После чего завязался у нас с одной милейшей собеседницей-френдом, автором двух изданных романов, разговор на близкую нам обоим тему. Сначала в виде комментариев, а потом я поместил второй, третий пост «Читаю, думаю, пишу...». На что она ответила постом «Хорошо давать другим советы, или Как пишутся книги».
Наши диалоги породили у меня желание продолжить свои писательские байки о том, как я пишу свои книги, количество которых как-никак тянется к трём десяткам. Расценивать их как очевидные шедевры я само-собой не стану, но кое-что у меня, смею сказать, всё же получалось.

Могу предположить, среди тех, кто постарше, найдутся такие, кто встречал моё имя на страницах печатных изданий в качестве литературного критика. Им я, собственно, и начинал вхождение в литературу.

Первая авторская книжка — это как первая любовь. А так как первая любовь случилась в пору, когда мне было 11 лет, а первая книжка приключилась относительно поздно, в 32 года (сейчас мне как-никак уже 75), то про книжку я помню куда больше. Её я задумал писать в конце 1977 года. Вру, я тогда задумал писать одновременно сразу две книги. Жил в ту пору в Саратове и имел за душой семь опубликованных рецензий в московских журналах «Семья и школа», «Литературное обозрение», «Юность», «Детская литература», «В мире книг».

Но это не помешало осмелеть (обнаглеть) настолько, что я сочинил в Приволжское книжное издательство заявку на книгу о трёх саратовских детских писателях. И параллельно начал (даже написал несколько глав) книгу об известном московском писателе Альберте Лиханове. Это уже в расчёте на столицу.

Как раз в это время в Саратовскую областную писательскую организацию, куда меня из областной газеты, где я был зав. отделом литературы и культуры, пригласили работать литературным консультантом, пришла из Москвы очередная разнарядка на участие в семинаре молодых критиков России. Для поездки требовалось прислать публикации. Я выслал все семь рецензий и начальные страницы опуса про Лиханова. Приглашение последовало. В присланной бумаге меня в 31 год впервые официально поименовали молодым критиком.

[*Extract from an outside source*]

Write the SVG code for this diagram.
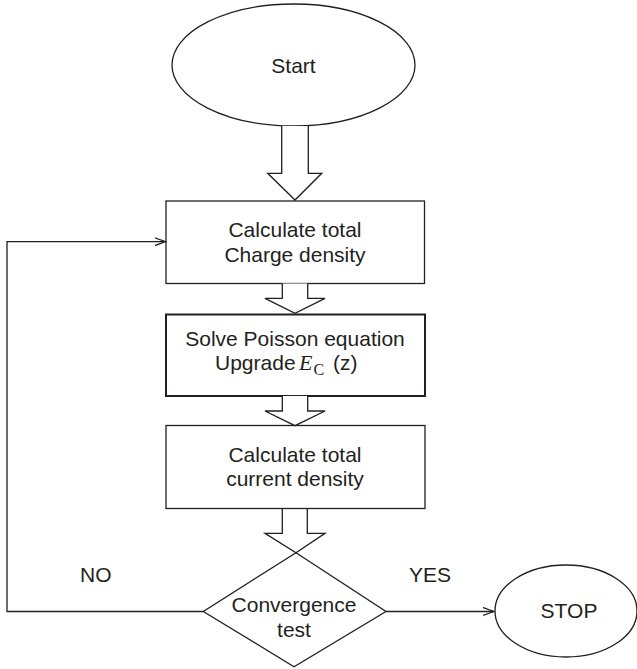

Про существование таких семинаров я впервые услышал от Н. Машовца. Дело в том, что несколько раньше из Саратова на подобные семинары, сначала в Дубулты, потом в Малеевку, он и С. Боровиков уже ездили. Я после университета по распределению покидал Саратов, вернулся, служил на ниве народного образования, потом в газете, а они оба всё это время работали в журнале «Волга». Активно писали, печатались — всё закономерно.

С Колей мы были дружны ещё с университета. Он учился курсом младше меня. По сути, с азами профессии критика, как более опытный литератор, меня знакомил именно он. От него я впервые услышал о том, что журнал журналу рознь. Что то, что может увидеть свет в одном журнале, никогда не будет опубликовано в другом. Что о том или ином произведении этого писателя непременно положительно откликнутся именно такие-то критики и обязательно отрицательно такие-то. Он рассказывал — вводил в курс, а я на собственном опыте убеждался в справедливости его слов.

Так сложилось, что в ту пору вышла повесть В. Тендрякова «Ночь после выпуска». Я, взяв её за основу вместе с ещё двумя повестями других авторов на «школьную тему», написал свою первую статью и отправил в лучший, как слышал от Машовца, журнал — в «Наш современник». Довольно быстро получил ответ из отдела критики — статья интересная, написано хорошо, но публикация материала о повести Тендрякова в планы журнала не входит. В полном недоумении прихожу к Машовцу домой и задаю сверхнаивный вопрос: «Как ты думаешь, если интересно и хорошо, почему не печатают?» Коля, не читая, спрашивает, о ком идёт речь в моей статье. И только я произношу: «Ночь после выпуска», тут же отвечает:

— Так Тендряков предлагал эту повесть сначала именно в «Наш современник», там её «завернули». Тендряков обиделся и отдал её в «Новый мир», где она и вышла. Как же они теперь могут говорить про повесть что-то доброе, если сами не стали её печатать.

— А как я здесь, в Саратове, могу знать, какой автор в какой журнал что принёс, и где ему и почему отказали? — интересуюсь я.
В ответ слышу:

— Критик должен знать всё! Если не знаешь, значит, ты не критик!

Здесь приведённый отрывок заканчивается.